Vorwürfe der Misshandlung in der Haft
Weiterhin berichtete F. der Kontaktgruppe, Mitarbeiter*innen der Landesdirektion hätten ihn geschlagen und getreten. Auch hier gibt es entgegengesetzte Schilderungen der Ereignisse, beide Seiten haben Strafanzeigen gestellt (vgl. Drs. 7/6609). Unterstrichen sei jedoch, dass es nicht das erste Mal ist, dass Inhaftierte von Gewalt durch Mitarbeiter*innen der Landesdirektion berichten und Strafanzeige erhoben (vgl. Drs. 6/18013, 7/1263).
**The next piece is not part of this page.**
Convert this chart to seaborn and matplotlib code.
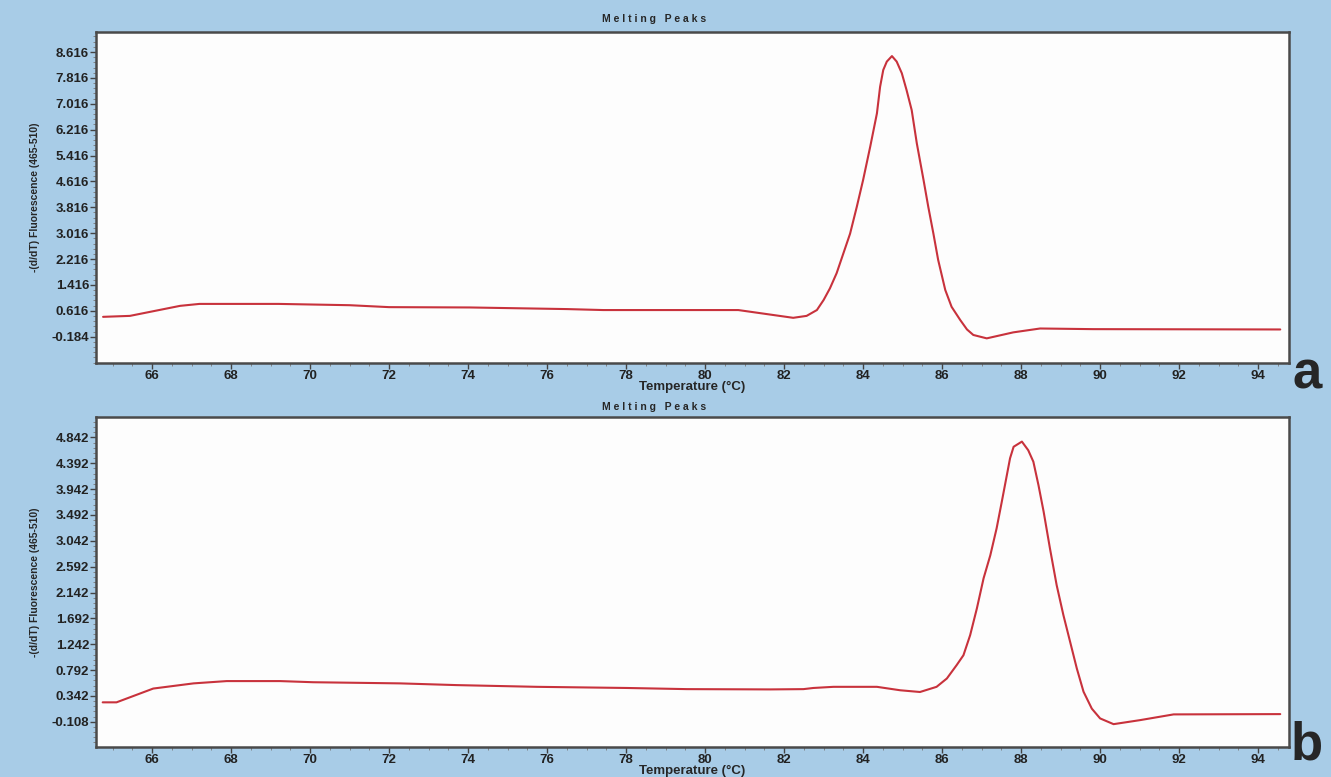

Begutachtung auf Reisefähigkeit durch Ärzt*innen mit mangelnder Qualifikation
Die abgesagte Abschiebung am 02. Februar 2021 nach Tunesien führte dazu, dass F. seinen ersten Haftaufenthalt durch Entlassung beenden konnte. Ein Blick in seine Akte verrät jedoch: eine Honorarärztin hätte ihn auf Reisefähigkeit untersuchen sollen. Namentlich handelt es sich um Tatjana Mockwitz, durch Recherchen der taz aus dem Jahr 2010 (https://taz.de/Gutachten/!5142753l/) bereits als Abschiebeärztin bekannt. Nur, sie ist Notärztin. Eine fachärztliche, psychiatrische Ausbildung hat sie nicht, die wäre jedoch im Falle von F. notwendig gewesen. Warum die Landesdirektion eine Ärztin ohne entsprechende Qualifizierung bucht, will sie in Antwort auf eine weitere, dritte Anfrage von Nagel nicht beantworten (Drs. 7/6848).

 

Missachtender Umgang mit dem parlamentarischen Fragerecht
Die hier angeführten Drs. 7/6609 und 7/6614 sollen zum Schluss als Beispiel dafür dienen, wie Landesdirektion und Innenministerium die notwendige Transparenz für das geschlossene System Abschiebehaft selbst beim Fragerecht von Parlamentarier*innen vermissen lassen. Zu Drs. 7/6609 über die Vorwürfe der Misshandlung wird durch Nagel in Frage 3 konkret gefragt, ob der Landesdirektion bereits vor der Inhaftierung die psychische Erkrankung von F. bekannt war. Darauf wird keine Antwort gegeben. Dabei war der Behörde genau dieser Umstand nach Blick in die Akte
bekannt. Ergo ist dies nicht anders denn als Verschleierung zu bewerten. In Frage 5 wird auch nach der Qualifikation derjenigen gefragt, die Medikamente ausgeben. Eine Antwort wird darauf schlicht nicht gegeben. In Drs. 7/6848 zu den Abschiebeärzt*innen wird in der Antwort mit keinem Wort Bezug darauf genommen, dass Tatjana Mockwitz als Notärztin eine Begutachtung von F. durchführen sollte, obwohl sie dafür nicht qualifiziert war. Auch hier war die Fragestellung eindeutig. In Antwort auf Frage 3 wirdnicht auf die eigentlichen Gegenstände der Frage - die Schweigepflichtentbindung und den Schutz der Daten - eingegangen. Da in Frage 2 die Weitergabe von medizinischen Dokumenten an die Honorarärzt*innen vom Innnenministerium bestätigt und als "unabdingbar" beschrieben wird, ist davon auszugehen, dass es hierzu irgendeine Regelung geben wird. In Frage 4 und 5 ist das Innenministerium zudem nicht in der Lage, die Buchung von Honorarärzt*innen anzugeben. Dabei handelt es sich hier um Ausgaben des öffentlichen Haushalts. Die Abschiebehaftkontaktgruppe ist sich sicher, dass das Innenministerium in der Lage ist, dem Sächsischen Rechnungshof eine entsprechende Aufschlüsselung vorzulegen. Warum das gegenüber dem Sächsischen Landtag nicht möglich sein soll – also das Organ, das durch den Rechnungshof beraten wird, ja, die Richter*innen des Rechnungshofs per Wahl legitimiert – ist unerklärlich.